Instructions for the task → In the records below, find the line containing "Write a web" and the line containing "0.0003, 0.0002, 0.0002, 0.0002];". Give again exactly those lines and every line between them, omitting the pictures.

Exercise material →
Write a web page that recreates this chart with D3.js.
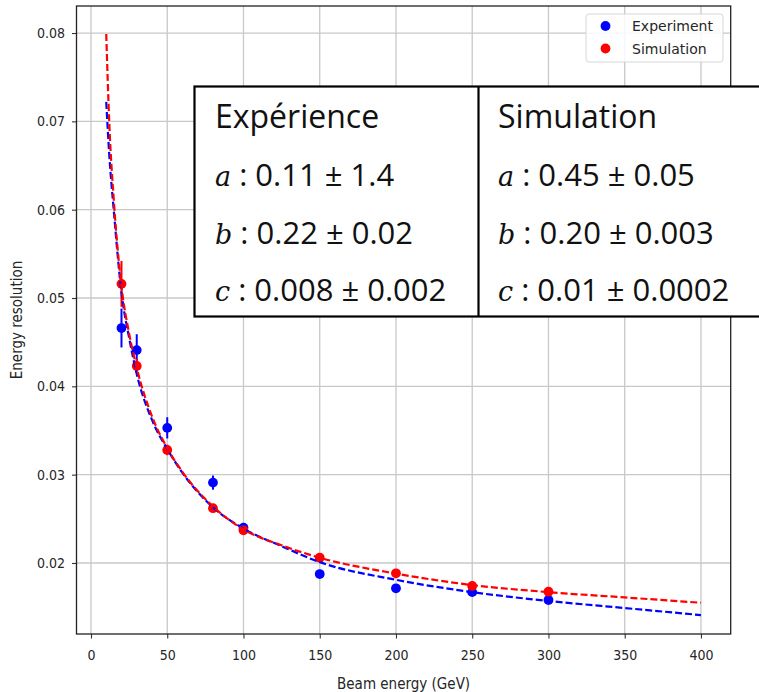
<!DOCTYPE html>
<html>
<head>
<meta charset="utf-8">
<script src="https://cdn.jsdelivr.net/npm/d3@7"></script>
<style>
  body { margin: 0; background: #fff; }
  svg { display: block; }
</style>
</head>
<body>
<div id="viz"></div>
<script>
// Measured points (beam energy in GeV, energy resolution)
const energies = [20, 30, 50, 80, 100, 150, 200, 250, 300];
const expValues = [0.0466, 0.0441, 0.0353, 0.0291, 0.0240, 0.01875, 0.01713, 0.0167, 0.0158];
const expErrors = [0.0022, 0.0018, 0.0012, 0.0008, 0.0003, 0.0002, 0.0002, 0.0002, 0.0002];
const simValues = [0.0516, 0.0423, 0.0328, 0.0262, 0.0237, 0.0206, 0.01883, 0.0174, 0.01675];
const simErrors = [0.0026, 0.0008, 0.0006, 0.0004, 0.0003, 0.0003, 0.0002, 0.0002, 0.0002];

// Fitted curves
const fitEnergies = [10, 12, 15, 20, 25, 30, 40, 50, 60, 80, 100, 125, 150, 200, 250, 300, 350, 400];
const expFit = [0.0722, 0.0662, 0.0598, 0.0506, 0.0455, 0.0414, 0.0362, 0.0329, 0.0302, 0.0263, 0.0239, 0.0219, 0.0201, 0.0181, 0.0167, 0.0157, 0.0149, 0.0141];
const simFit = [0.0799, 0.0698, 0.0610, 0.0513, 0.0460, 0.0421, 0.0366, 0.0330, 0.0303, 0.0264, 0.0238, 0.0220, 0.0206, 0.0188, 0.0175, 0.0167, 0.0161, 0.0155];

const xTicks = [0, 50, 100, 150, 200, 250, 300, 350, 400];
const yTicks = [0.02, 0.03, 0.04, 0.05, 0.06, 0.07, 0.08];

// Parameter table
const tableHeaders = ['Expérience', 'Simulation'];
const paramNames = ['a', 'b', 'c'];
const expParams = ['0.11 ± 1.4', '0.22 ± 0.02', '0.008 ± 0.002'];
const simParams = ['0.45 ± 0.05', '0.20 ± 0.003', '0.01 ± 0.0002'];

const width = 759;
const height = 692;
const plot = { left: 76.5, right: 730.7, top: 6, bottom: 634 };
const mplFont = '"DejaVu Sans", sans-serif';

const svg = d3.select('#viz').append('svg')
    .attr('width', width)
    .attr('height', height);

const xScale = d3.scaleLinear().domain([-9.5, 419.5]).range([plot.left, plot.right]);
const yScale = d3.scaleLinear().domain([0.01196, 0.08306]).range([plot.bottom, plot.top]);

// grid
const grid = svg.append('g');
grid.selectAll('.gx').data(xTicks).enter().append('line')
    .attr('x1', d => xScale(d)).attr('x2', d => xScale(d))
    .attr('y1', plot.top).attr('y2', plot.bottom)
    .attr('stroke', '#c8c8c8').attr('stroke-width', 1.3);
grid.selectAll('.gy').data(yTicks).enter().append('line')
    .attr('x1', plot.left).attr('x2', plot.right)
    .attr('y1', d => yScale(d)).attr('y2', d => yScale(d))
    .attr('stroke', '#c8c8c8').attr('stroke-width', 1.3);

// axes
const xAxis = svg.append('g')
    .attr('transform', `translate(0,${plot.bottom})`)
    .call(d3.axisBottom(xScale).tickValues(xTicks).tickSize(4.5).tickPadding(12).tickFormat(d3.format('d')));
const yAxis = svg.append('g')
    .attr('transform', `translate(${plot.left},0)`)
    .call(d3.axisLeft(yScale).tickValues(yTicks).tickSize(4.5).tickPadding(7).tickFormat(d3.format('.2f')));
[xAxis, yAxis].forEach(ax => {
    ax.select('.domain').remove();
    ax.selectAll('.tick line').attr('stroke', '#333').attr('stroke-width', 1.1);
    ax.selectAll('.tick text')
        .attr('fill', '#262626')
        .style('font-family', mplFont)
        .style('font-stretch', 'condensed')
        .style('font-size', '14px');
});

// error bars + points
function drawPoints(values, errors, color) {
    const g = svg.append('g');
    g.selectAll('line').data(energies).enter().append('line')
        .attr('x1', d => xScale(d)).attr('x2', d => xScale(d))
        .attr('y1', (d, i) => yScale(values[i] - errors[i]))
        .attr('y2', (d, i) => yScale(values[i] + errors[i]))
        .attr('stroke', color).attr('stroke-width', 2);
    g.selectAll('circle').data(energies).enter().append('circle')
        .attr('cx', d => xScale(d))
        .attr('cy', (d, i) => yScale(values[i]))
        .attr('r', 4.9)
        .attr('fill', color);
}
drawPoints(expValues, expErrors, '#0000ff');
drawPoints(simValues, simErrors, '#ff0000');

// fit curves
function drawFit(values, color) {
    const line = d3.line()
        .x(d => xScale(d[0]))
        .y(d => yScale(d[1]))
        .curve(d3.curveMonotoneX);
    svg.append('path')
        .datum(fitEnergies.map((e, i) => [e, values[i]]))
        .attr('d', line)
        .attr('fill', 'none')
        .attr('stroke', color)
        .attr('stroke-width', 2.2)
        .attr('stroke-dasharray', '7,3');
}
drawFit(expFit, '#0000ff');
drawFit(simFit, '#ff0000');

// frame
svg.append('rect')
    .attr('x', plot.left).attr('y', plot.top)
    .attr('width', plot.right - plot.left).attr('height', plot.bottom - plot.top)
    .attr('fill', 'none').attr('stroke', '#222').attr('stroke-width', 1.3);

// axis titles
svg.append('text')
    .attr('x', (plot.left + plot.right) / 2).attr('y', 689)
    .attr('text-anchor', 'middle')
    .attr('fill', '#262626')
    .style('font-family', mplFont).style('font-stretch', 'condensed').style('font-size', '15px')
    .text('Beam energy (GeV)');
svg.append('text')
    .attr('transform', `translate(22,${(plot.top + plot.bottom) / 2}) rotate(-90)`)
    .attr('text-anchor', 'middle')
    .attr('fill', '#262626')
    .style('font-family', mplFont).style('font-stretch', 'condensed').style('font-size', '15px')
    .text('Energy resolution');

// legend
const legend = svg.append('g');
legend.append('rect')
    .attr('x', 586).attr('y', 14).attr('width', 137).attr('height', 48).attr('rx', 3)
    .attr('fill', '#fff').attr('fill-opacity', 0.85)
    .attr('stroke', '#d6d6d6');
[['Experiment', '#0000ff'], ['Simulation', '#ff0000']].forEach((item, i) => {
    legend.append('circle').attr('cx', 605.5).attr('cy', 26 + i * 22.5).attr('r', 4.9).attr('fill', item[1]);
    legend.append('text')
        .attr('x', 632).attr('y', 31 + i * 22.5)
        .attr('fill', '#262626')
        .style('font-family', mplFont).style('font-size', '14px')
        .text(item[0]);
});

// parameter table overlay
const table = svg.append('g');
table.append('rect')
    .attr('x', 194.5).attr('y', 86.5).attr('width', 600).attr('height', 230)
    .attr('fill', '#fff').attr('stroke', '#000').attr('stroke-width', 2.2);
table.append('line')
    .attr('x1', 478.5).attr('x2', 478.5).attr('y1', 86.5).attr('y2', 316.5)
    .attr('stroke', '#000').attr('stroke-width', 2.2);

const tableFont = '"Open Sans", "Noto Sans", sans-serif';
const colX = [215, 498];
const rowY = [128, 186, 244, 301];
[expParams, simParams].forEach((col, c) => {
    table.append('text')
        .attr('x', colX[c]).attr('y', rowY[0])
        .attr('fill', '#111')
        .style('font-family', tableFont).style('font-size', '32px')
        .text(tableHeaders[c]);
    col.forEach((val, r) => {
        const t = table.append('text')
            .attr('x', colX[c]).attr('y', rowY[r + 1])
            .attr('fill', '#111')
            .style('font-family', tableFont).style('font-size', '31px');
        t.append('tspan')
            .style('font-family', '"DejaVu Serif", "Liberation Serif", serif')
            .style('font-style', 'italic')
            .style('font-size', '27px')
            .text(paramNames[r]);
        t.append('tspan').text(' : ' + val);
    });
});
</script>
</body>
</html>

--

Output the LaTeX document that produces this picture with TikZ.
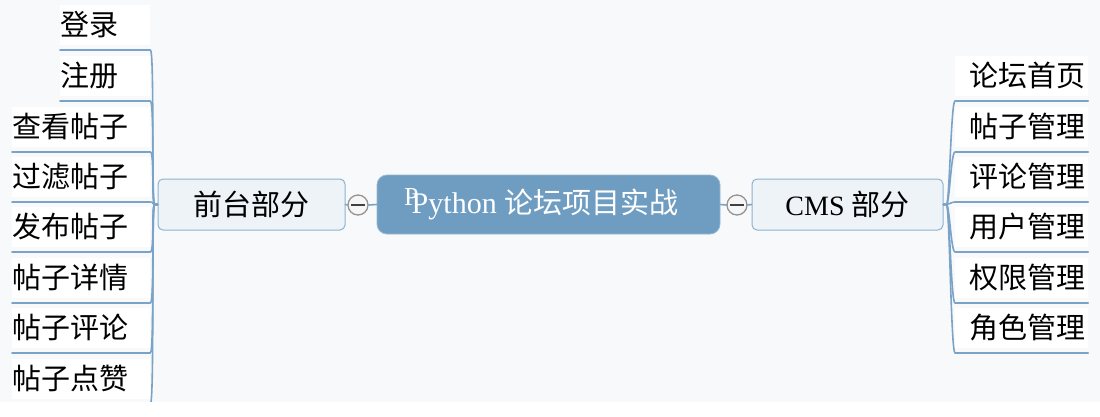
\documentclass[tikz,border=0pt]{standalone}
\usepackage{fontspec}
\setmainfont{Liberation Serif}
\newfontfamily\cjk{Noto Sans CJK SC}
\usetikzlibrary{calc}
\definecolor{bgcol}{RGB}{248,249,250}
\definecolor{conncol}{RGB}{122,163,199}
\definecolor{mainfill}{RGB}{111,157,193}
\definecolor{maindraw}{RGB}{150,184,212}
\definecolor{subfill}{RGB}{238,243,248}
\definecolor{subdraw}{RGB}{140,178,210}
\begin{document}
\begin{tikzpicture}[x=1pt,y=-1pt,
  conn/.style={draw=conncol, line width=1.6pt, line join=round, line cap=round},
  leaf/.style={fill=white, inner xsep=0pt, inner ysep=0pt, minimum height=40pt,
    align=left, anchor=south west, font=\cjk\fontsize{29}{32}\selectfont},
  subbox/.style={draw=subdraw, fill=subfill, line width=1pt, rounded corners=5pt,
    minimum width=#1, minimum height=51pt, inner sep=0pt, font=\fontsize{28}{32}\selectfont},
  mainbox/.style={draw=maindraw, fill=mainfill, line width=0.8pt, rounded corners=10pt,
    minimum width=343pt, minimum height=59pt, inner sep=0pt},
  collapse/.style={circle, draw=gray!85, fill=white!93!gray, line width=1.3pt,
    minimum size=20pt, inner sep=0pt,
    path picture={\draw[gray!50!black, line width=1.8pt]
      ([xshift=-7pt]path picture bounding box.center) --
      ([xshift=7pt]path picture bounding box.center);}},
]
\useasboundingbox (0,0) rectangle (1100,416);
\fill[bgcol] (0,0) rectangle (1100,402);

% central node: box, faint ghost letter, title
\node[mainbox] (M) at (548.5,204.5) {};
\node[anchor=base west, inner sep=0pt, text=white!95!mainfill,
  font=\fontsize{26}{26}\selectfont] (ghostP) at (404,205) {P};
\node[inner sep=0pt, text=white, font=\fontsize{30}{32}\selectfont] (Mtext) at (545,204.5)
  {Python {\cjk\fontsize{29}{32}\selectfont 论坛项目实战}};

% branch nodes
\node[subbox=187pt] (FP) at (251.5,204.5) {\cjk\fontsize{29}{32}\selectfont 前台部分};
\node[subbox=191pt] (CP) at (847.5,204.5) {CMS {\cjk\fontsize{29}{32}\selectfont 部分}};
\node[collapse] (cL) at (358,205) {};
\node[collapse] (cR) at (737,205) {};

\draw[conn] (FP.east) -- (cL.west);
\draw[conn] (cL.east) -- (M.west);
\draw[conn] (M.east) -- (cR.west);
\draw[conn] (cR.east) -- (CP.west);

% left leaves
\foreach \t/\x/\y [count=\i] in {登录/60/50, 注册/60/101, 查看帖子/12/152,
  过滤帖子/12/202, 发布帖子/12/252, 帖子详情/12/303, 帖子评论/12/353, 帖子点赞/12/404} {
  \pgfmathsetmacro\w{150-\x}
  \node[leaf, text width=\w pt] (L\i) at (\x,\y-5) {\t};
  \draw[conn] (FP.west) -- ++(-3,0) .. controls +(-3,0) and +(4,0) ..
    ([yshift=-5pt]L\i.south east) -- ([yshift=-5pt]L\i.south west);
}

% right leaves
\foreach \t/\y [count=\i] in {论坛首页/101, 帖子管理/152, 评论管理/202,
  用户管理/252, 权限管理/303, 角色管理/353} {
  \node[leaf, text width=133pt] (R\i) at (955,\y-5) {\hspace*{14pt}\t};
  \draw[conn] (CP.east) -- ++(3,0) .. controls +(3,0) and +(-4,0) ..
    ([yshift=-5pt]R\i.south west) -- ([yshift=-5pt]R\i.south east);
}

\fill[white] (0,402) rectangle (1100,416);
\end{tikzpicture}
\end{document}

Worked solution →
Write a web page that recreates this chart with D3.js.
<!DOCTYPE html>
<html>
<head>
<meta charset="utf-8">
<script src="https://cdn.jsdelivr.net/npm/d3@7"></script>
<style>
  body { margin: 0; background: #fff; }
  svg { display: block; }
</style>
</head>
<body>
<div id="viz"></div>
<script>
// Measured points (beam energy in GeV, energy resolution)
const energies = [20, 30, 50, 80, 100, 150, 200, 250, 300];
const expValues = [0.0466, 0.0441, 0.0353, 0.0291, 0.0240, 0.01875, 0.01713, 0.0167, 0.0158];
const expErrors = [0.0022, 0.0018, 0.0012, 0.0008, 0.0003, 0.0002, 0.0002, 0.0002, 0.0002];
const simValues = [0.0516, 0.0423, 0.0328, 0.0262, 0.0237, 0.0206, 0.01883, 0.0174, 0.01675];
const simErrors = [0.0026, 0.0008, 0.0006, 0.0004, 0.0003, 0.0003, 0.0002, 0.0002, 0.0002];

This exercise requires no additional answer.